Data shown.
☆ ☆ ☆ ☆ ☆ ☆ ☆

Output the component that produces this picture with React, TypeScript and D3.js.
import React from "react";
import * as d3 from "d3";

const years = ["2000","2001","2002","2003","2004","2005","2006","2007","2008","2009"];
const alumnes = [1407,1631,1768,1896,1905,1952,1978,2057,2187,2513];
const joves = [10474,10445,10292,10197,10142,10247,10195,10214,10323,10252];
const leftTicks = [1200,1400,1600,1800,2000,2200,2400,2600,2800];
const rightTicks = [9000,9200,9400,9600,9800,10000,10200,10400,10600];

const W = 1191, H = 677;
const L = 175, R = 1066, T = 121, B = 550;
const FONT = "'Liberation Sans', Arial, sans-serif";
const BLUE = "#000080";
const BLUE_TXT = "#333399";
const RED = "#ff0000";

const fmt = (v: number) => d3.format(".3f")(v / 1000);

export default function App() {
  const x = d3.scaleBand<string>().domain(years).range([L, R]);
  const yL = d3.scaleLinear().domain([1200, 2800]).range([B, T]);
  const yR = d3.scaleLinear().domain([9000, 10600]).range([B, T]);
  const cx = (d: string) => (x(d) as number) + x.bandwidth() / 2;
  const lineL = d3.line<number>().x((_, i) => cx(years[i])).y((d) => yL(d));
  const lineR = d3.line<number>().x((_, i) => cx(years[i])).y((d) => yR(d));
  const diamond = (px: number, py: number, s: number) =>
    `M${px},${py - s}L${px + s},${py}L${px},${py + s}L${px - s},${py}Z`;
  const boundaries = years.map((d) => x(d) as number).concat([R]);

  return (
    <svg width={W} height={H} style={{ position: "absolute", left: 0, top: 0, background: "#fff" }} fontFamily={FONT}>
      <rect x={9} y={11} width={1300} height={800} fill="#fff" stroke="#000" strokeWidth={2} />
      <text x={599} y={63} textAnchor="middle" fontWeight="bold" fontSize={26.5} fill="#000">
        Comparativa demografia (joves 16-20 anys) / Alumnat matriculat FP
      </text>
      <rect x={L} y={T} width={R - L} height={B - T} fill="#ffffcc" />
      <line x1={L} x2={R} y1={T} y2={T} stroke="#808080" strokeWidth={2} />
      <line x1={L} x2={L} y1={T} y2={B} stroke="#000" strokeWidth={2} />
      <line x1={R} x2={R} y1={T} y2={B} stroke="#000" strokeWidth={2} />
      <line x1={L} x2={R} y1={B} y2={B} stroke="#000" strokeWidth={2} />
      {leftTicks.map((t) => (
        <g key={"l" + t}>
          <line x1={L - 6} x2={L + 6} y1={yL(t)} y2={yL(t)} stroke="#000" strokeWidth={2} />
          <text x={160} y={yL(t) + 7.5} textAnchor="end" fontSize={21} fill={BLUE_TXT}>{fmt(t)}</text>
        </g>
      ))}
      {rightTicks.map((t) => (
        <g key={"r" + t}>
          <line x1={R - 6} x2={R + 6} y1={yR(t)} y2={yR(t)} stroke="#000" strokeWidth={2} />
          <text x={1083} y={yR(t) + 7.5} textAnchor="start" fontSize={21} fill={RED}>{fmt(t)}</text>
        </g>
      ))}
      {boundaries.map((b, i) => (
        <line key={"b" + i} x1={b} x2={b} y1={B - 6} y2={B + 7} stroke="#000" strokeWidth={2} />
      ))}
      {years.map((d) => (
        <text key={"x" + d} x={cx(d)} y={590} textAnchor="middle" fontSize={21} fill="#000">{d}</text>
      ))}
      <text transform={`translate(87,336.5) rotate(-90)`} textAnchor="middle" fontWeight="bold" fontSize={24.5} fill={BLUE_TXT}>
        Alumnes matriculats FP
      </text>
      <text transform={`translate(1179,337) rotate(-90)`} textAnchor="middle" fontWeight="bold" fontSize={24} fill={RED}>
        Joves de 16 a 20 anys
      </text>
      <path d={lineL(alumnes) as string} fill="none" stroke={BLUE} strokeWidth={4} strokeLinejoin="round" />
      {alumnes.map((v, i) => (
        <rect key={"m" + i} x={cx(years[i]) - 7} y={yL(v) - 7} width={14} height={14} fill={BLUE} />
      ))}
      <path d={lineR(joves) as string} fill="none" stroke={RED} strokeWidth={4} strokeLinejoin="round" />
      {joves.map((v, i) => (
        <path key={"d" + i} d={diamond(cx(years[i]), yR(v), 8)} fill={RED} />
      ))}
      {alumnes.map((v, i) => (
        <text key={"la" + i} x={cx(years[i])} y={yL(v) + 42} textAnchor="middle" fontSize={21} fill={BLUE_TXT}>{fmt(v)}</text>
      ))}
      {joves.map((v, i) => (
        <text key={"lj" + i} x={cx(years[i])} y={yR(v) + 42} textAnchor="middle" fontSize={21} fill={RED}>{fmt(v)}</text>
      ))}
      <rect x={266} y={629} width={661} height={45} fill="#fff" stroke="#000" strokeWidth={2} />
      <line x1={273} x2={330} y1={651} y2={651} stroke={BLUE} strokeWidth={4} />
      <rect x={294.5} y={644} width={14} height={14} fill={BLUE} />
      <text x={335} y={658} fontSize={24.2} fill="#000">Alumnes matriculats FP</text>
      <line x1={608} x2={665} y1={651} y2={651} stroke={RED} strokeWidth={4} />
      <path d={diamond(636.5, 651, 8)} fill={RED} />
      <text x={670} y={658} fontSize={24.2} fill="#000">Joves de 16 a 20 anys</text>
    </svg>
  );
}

☆ ☆ ☆ ☆ ☆ ☆ ☆

Set task. Lines that include the word "React" are to be extracted from the data above.

Solution for this problem.
Output the component that produces this picture with React, TypeScript and D3.js.
import React from "react";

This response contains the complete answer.